The Congress of Prague finally met on July 29. Caulaincourt and Narbonne represented France. ‘Russia is entitled to an advantageous peace,’ Napoleon told Fain at this time:

she would have bought it by the devastation of her provinces, by the loss of her capital and by two years of war. Austria, on the contrary, doesn’t deserve anything. In the current situation, I have no objection to a peace that might be glorious to Russia; but I feel a true repugnance to seeing Austria, as a price for the crime she committed by violating our alliance, collect the fruits and honours of the pacification of Europe.102

He did not wish to reward Francis and Metternich for what he saw as their scheming perfidy. After receiving intelligence reports from his spies, he warned his marshals on August 4 that ‘Nothing is happening at the Congress of Prague.
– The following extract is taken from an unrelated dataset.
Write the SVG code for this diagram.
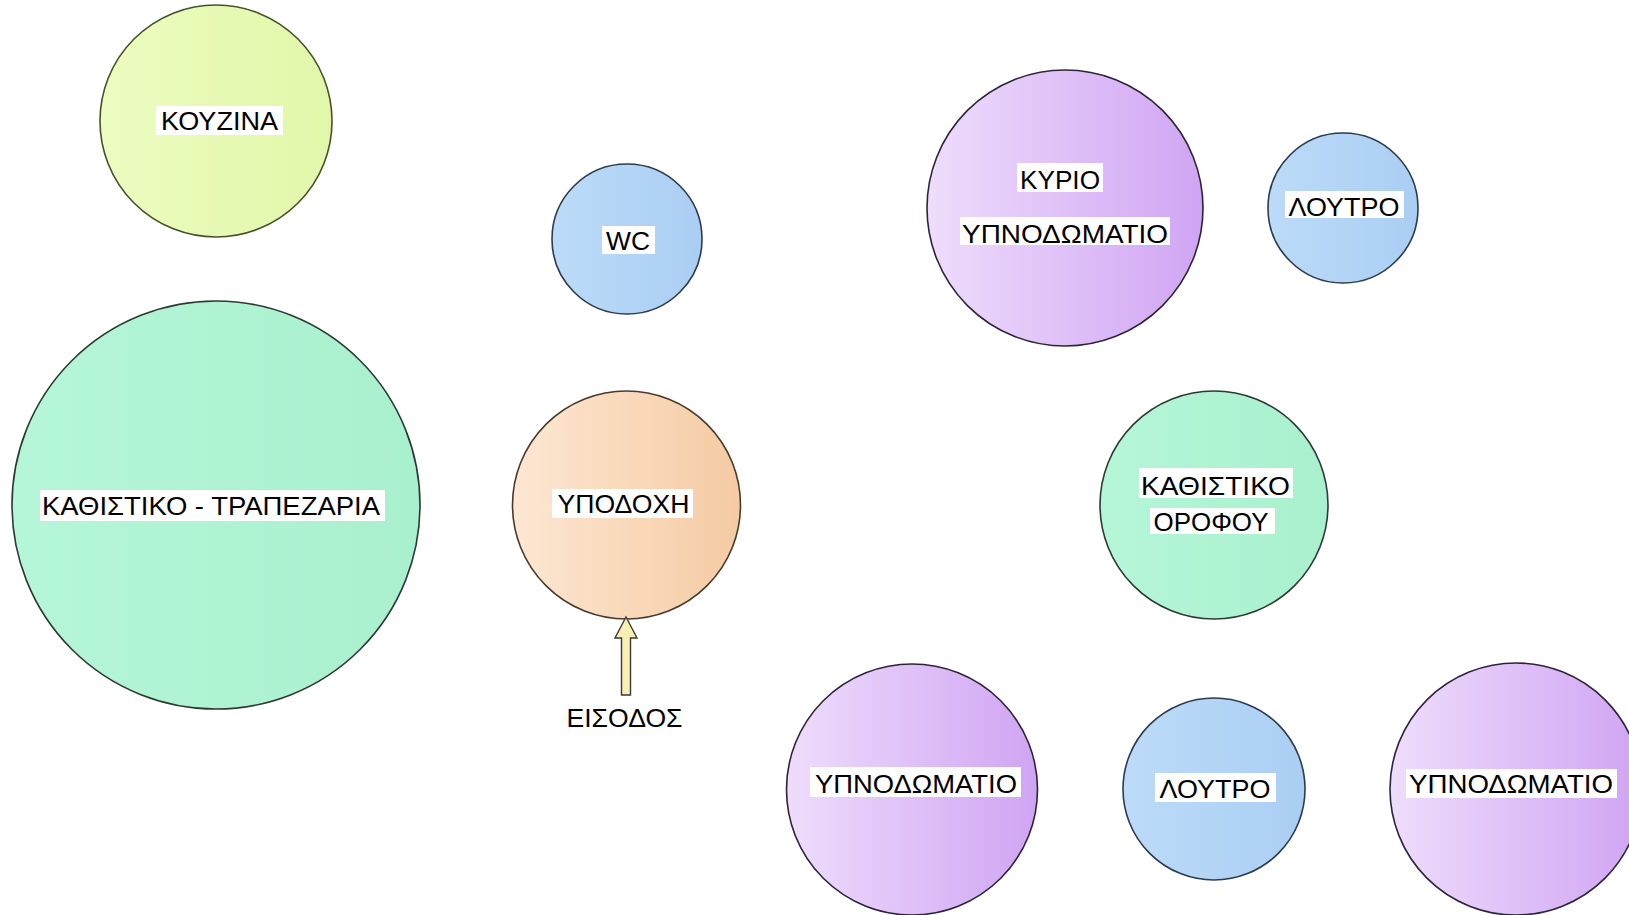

They will arrive at no result, and the Allies intend to denounce the armistice on the 10th.’103

On August 7 Metternich demanded that the Grand Duchy of Warsaw be repartitioned, that Hamburg (which Davout had captured before the armistice) be liberated, that Danzig and Lübeck become free cities, that Prussia be reconstructed with a border on the Elbe and that Illyria, including Trieste, be ceded to Austria.104 Despite the fact that it would have meant forswearing the last seven years, leaving allies in the lurch and rendering the sacrifice of hundreds of thousands of lives in vain, almost every other statesman of the day would have agreed to these terms. But the Emperor of France, the heir to Caesar and Alexander, simply could not bring himself to accept what he saw as a humiliating peace.